* _Problem statement_: Find the lines containing the word "this" and copy every one of them.

:::

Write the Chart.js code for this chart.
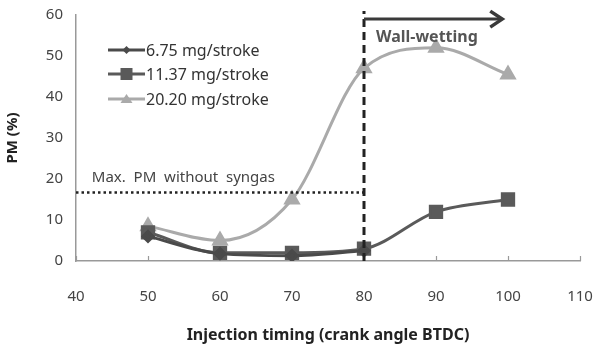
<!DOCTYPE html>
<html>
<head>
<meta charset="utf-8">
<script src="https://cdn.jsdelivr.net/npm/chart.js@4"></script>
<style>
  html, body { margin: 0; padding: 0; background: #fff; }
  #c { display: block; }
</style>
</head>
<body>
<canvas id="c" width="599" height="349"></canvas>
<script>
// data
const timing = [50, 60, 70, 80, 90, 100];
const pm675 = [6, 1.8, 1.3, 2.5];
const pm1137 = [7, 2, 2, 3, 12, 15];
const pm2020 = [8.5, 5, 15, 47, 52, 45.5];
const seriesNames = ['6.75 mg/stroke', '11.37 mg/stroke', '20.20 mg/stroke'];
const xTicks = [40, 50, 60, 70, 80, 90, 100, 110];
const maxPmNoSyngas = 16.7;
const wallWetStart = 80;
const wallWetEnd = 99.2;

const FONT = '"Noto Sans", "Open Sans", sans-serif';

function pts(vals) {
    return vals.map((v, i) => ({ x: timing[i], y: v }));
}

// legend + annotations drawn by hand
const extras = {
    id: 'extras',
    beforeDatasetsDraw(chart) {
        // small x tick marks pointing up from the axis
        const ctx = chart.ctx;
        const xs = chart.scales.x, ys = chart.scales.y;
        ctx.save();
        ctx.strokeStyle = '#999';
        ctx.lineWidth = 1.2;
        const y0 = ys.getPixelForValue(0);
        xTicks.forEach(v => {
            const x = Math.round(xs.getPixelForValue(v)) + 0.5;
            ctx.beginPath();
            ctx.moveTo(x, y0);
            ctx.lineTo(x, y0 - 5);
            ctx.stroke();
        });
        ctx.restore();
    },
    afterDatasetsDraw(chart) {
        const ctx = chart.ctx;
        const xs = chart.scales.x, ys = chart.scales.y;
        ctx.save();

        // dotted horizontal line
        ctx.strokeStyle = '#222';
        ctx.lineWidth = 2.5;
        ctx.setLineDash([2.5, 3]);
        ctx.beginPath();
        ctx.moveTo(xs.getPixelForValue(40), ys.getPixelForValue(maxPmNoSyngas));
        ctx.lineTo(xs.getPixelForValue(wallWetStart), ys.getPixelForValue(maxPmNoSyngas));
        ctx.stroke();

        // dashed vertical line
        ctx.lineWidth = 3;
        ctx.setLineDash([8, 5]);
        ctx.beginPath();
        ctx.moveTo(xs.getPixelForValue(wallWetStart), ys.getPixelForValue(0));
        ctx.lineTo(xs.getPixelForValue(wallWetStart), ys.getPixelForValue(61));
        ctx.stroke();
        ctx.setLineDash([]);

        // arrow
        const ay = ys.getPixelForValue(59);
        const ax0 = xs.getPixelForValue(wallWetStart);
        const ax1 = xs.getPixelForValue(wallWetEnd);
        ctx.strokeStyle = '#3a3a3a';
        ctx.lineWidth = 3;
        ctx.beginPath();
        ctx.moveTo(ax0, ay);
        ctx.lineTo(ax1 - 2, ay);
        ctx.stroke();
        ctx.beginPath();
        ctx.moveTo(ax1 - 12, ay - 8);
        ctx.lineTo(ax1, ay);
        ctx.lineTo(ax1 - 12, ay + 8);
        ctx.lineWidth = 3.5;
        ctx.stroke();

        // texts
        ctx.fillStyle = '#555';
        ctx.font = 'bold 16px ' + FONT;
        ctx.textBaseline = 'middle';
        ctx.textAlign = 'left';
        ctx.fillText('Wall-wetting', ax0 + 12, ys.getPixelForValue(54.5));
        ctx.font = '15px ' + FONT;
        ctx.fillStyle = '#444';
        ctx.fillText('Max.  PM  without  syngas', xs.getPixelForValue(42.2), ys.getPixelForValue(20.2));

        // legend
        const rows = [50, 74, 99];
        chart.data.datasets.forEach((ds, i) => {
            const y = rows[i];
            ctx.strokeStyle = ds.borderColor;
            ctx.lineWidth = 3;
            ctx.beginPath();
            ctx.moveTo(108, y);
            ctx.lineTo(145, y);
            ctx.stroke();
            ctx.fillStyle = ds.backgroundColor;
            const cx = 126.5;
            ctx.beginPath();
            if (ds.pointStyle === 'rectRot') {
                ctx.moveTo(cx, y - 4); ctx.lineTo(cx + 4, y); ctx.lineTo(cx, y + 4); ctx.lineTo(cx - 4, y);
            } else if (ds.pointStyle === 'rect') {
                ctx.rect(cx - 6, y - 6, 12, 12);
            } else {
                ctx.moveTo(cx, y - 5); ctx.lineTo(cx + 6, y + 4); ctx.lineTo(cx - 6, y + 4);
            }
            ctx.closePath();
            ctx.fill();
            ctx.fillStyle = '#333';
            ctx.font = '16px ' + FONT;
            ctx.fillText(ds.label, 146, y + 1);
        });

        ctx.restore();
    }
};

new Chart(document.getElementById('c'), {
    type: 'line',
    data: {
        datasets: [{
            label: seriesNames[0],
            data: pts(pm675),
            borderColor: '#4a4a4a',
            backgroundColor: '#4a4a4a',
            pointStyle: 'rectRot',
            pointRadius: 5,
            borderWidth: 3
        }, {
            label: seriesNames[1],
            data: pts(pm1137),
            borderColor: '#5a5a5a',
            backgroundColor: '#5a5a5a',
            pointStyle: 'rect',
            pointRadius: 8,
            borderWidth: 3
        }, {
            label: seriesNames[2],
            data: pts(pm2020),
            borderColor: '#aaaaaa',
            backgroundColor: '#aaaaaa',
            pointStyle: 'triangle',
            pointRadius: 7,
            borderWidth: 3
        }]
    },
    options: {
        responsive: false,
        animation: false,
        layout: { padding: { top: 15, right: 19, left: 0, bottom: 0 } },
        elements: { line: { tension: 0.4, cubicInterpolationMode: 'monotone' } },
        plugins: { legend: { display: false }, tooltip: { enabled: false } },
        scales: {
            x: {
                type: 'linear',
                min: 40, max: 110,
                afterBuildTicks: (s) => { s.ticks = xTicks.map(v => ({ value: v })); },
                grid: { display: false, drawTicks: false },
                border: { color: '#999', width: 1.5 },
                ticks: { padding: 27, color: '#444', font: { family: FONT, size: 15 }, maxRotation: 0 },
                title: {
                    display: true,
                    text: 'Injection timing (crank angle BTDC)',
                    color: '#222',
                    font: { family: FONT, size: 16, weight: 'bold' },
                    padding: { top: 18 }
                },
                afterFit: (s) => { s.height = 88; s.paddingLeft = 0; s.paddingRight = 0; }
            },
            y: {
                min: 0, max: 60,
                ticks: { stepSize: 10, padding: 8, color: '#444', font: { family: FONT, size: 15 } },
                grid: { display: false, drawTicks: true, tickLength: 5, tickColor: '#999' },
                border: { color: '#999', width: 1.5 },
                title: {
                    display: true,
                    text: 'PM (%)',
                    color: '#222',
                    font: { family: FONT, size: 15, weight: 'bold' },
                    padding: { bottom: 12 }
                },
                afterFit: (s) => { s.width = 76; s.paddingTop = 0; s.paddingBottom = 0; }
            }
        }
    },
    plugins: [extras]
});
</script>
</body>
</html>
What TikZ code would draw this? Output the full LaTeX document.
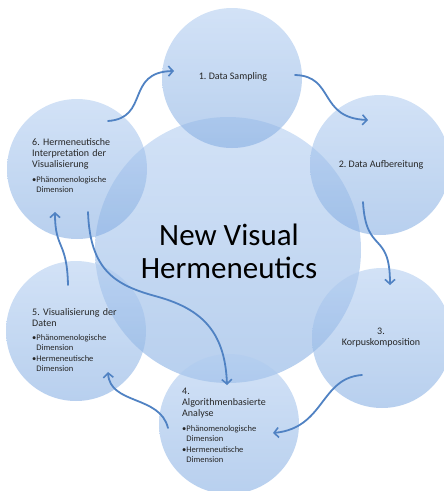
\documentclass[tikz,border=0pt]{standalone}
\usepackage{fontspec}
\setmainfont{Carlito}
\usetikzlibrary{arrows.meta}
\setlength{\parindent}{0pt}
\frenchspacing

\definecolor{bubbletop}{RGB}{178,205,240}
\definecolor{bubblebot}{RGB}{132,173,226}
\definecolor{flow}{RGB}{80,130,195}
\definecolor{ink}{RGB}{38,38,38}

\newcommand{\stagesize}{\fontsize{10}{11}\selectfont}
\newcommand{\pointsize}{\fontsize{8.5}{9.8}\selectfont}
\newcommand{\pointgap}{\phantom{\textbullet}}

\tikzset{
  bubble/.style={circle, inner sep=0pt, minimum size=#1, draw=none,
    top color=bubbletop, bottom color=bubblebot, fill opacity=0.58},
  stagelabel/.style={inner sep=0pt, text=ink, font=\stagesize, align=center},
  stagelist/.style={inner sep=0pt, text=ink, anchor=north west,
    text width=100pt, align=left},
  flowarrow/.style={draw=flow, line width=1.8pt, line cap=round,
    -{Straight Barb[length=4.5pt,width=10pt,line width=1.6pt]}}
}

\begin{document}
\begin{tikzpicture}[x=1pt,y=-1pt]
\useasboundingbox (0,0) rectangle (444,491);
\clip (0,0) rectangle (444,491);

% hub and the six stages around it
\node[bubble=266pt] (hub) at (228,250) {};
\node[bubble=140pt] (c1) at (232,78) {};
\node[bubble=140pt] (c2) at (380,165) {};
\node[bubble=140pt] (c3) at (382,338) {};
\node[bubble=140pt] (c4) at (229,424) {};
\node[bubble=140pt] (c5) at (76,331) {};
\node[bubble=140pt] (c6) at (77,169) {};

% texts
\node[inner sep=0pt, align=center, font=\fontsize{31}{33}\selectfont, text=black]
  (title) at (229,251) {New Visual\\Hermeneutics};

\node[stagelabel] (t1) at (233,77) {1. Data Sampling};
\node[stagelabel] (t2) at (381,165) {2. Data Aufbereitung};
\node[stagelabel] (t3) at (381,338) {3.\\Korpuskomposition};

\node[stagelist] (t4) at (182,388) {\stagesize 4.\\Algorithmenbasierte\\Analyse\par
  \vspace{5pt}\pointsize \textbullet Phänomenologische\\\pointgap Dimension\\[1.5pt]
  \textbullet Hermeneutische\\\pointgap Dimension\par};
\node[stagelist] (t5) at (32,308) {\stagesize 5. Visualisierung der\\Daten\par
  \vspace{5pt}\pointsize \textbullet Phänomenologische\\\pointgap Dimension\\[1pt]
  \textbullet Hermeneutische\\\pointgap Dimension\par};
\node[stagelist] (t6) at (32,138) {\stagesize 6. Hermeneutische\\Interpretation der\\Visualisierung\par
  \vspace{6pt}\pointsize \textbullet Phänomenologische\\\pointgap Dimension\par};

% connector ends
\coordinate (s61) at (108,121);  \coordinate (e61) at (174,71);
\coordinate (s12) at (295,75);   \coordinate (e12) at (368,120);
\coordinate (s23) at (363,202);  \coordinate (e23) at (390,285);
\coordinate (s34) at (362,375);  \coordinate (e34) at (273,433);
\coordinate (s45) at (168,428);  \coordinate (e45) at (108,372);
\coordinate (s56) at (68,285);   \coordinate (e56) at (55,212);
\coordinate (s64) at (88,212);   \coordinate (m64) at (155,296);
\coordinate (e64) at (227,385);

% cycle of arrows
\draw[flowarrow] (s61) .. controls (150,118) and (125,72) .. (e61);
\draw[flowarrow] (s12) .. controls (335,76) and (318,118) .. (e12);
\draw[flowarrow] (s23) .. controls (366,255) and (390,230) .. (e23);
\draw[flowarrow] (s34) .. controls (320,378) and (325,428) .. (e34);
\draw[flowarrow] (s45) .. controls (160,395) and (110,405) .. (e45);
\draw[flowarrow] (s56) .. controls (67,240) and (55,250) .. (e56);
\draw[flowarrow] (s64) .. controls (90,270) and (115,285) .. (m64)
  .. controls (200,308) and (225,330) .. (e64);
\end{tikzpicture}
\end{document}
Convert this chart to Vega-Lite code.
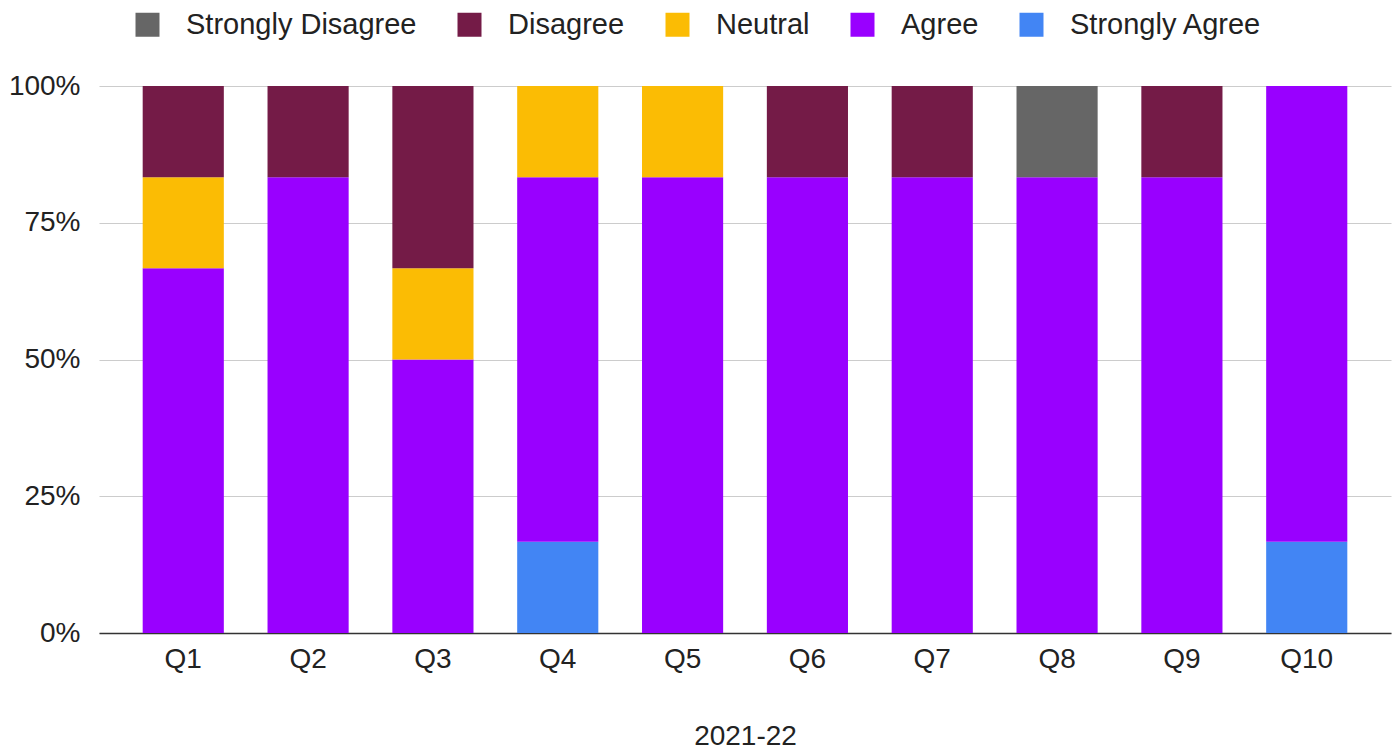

:::

* _Task result_:
Write the Chart.js code for this chart.
What TikZ code would draw this? Output the full LaTeX document.
Convert this chart to Vega-Lite code.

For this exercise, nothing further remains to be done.